**GOAL OF THE EXERCISE**
Copy all of the material word for word, except for the pictures.

**SOURCE DATA**
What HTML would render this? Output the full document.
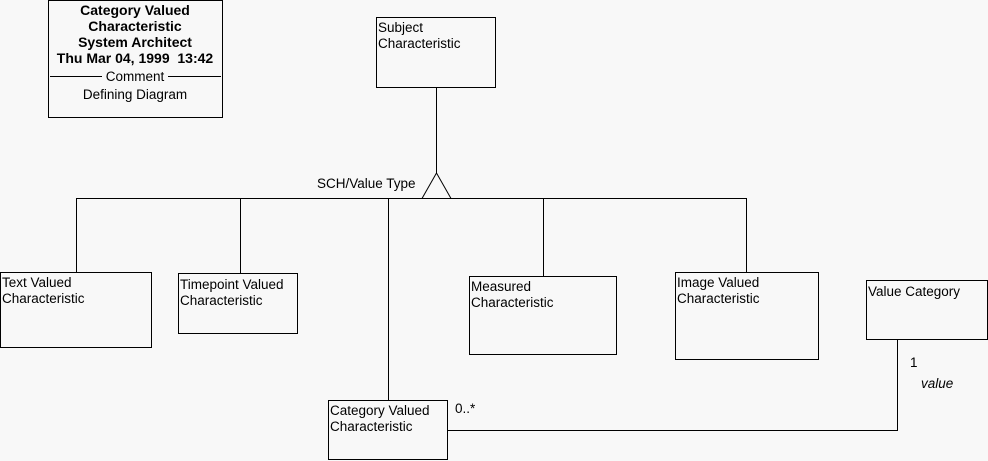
<!DOCTYPE html>
<html><head><style>
html,body{margin:0;padding:0;background:#f8f8f8;}
svg{display:block;}
text{font-family:"Liberation Sans",sans-serif;font-size:13.5px;fill:#000;}
.b{font-weight:bold;font-size:14px;}
</style></head><body>
<svg width="988" height="461" viewBox="0 0 988 461" xmlns="http://www.w3.org/2000/svg">
<rect width="988" height="461" fill="#f8f8f8"/>
<g fill="none" stroke="#000" stroke-width="1" shape-rendering="crispEdges">
<rect x="48.5" y="0.5" width="174" height="117"/>
<line x1="50" y1="76.5" x2="102" y2="76.5"/>
<line x1="168" y1="76.5" x2="221" y2="76.5"/>
<rect x="376.5" y="17.5" width="119" height="70"/>
<line x1="436.5" y1="88" x2="436.5" y2="173"/>
<line x1="76" y1="198.5" x2="747" y2="198.5"/>
<line x1="76.5" y1="198" x2="76.5" y2="272"/>
<line x1="240.5" y1="198" x2="240.5" y2="273"/>
<line x1="388.5" y1="198" x2="388.5" y2="400"/>
<line x1="543.5" y1="198" x2="543.5" y2="276"/>
<line x1="746.5" y1="198" x2="746.5" y2="272"/>
<rect x="0.5" y="272.5" width="151" height="75"/>
<rect x="178.5" y="273.5" width="119" height="60"/>
<rect x="469.5" y="276.5" width="147" height="78"/>
<rect x="675.5" y="272.5" width="143" height="87"/>
<rect x="866.5" y="280.5" width="121" height="59"/>
<rect x="328.5" y="400.5" width="119" height="59"/>
<polyline points="447,430.5 897.5,430.5 897.5,340"/>
</g>
<polygon points="436.5,173 422,198.5 451,198.5" fill="#f8f8f8" stroke="#000"/>
<text class="b" x="135" y="15" text-anchor="middle">Category Valued</text>
<text class="b" x="135" y="31" text-anchor="middle">Characteristic</text>
<text class="b" x="135" y="47" text-anchor="middle">System Architect</text>
<text class="b" x="135" y="63" text-anchor="middle" xml:space="preserve">Thu Mar 04, 1999  13:42</text>
<text x="135" y="81" text-anchor="middle">Comment</text>
<text x="135" y="99" text-anchor="middle">Defining Diagram</text>
<text x="378" y="32">Subject</text>
<text x="378" y="48">Characteristic</text>
<text x="317" y="188">SCH/Value Type</text>
<text x="2" y="287">Text Valued</text>
<text x="2" y="303">Characteristic</text>
<text x="180" y="289">Timepoint Valued</text>
<text x="180" y="305">Characteristic</text>
<text x="471" y="291">Measured</text>
<text x="471" y="307">Characteristic</text>
<text x="677" y="287">Image Valued</text>
<text x="677" y="303">Characteristic</text>
<text x="868" y="296">Value Category</text>
<text x="330" y="415">Category Valued</text>
<text x="330" y="431">Characteristic</text>
<text x="455" y="413">0..*</text>
<text x="910" y="367">1</text>
<text x="921" y="388" font-style="italic">value</text>
</svg>
</body></html>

**TASK SOLUTION**
What HTML would render this? Output the full document.
<!DOCTYPE html>
<html><head><style>
html,body{margin:0;padding:0;background:#f8f8f8;}
svg{display:block;}
text{font-family:"Liberation Sans",sans-serif;font-size:13.5px;fill:#000;}
.b{font-weight:bold;font-size:14px;}
</style></head><body>
<svg width="988" height="461" viewBox="0 0 988 461" xmlns="http://www.w3.org/2000/svg">
<rect width="988" height="461" fill="#f8f8f8"/>
<g fill="none" stroke="#000" stroke-width="1" shape-rendering="crispEdges">
<rect x="48.5" y="0.5" width="174" height="117"/>
<line x1="50" y1="76.5" x2="102" y2="76.5"/>
<line x1="168" y1="76.5" x2="221" y2="76.5"/>
<rect x="376.5" y="17.5" width="119" height="70"/>
<line x1="436.5" y1="88" x2="436.5" y2="173"/>
<line x1="76" y1="198.5" x2="747" y2="198.5"/>
<line x1="76.5" y1="198" x2="76.5" y2="272"/>
<line x1="240.5" y1="198" x2="240.5" y2="273"/>
<line x1="388.5" y1="198" x2="388.5" y2="400"/>
<line x1="543.5" y1="198" x2="543.5" y2="276"/>
<line x1="746.5" y1="198" x2="746.5" y2="272"/>
<rect x="0.5" y="272.5" width="151" height="75"/>
<rect x="178.5" y="273.5" width="119" height="60"/>
<rect x="469.5" y="276.5" width="147" height="78"/>
<rect x="675.5" y="272.5" width="143" height="87"/>
<rect x="866.5" y="280.5" width="121" height="59"/>
<rect x="328.5" y="400.5" width="119" height="59"/>
<polyline points="447,430.5 897.5,430.5 897.5,340"/>
</g>
<polygon points="436.5,173 422,198.5 451,198.5" fill="#f8f8f8" stroke="#000"/>
<text class="b" x="135" y="15" text-anchor="middle">Category Valued</text>
<text class="b" x="135" y="31" text-anchor="middle">Characteristic</text>
<text class="b" x="135" y="47" text-anchor="middle">System Architect</text>
<text class="b" x="135" y="63" text-anchor="middle" xml:space="preserve">Thu Mar 04, 1999  13:42</text>
<text x="135" y="81" text-anchor="middle">Comment</text>
<text x="135" y="99" text-anchor="middle">Defining Diagram</text>
<text x="378" y="32">Subject</text>
<text x="378" y="48">Characteristic</text>
<text x="317" y="188">SCH/Value Type</text>
<text x="2" y="287">Text Valued</text>
<text x="2" y="303">Characteristic</text>
<text x="180" y="289">Timepoint Valued</text>
<text x="180" y="305">Characteristic</text>
<text x="471" y="291">Measured</text>
<text x="471" y="307">Characteristic</text>
<text x="677" y="287">Image Valued</text>
<text x="677" y="303">Characteristic</text>
<text x="868" y="296">Value Category</text>
<text x="330" y="415">Category Valued</text>
<text x="330" y="431">Characteristic</text>
<text x="455" y="413">0..*</text>
<text x="910" y="367">1</text>
<text x="921" y="388" font-style="italic">value</text>
</svg>
</body></html>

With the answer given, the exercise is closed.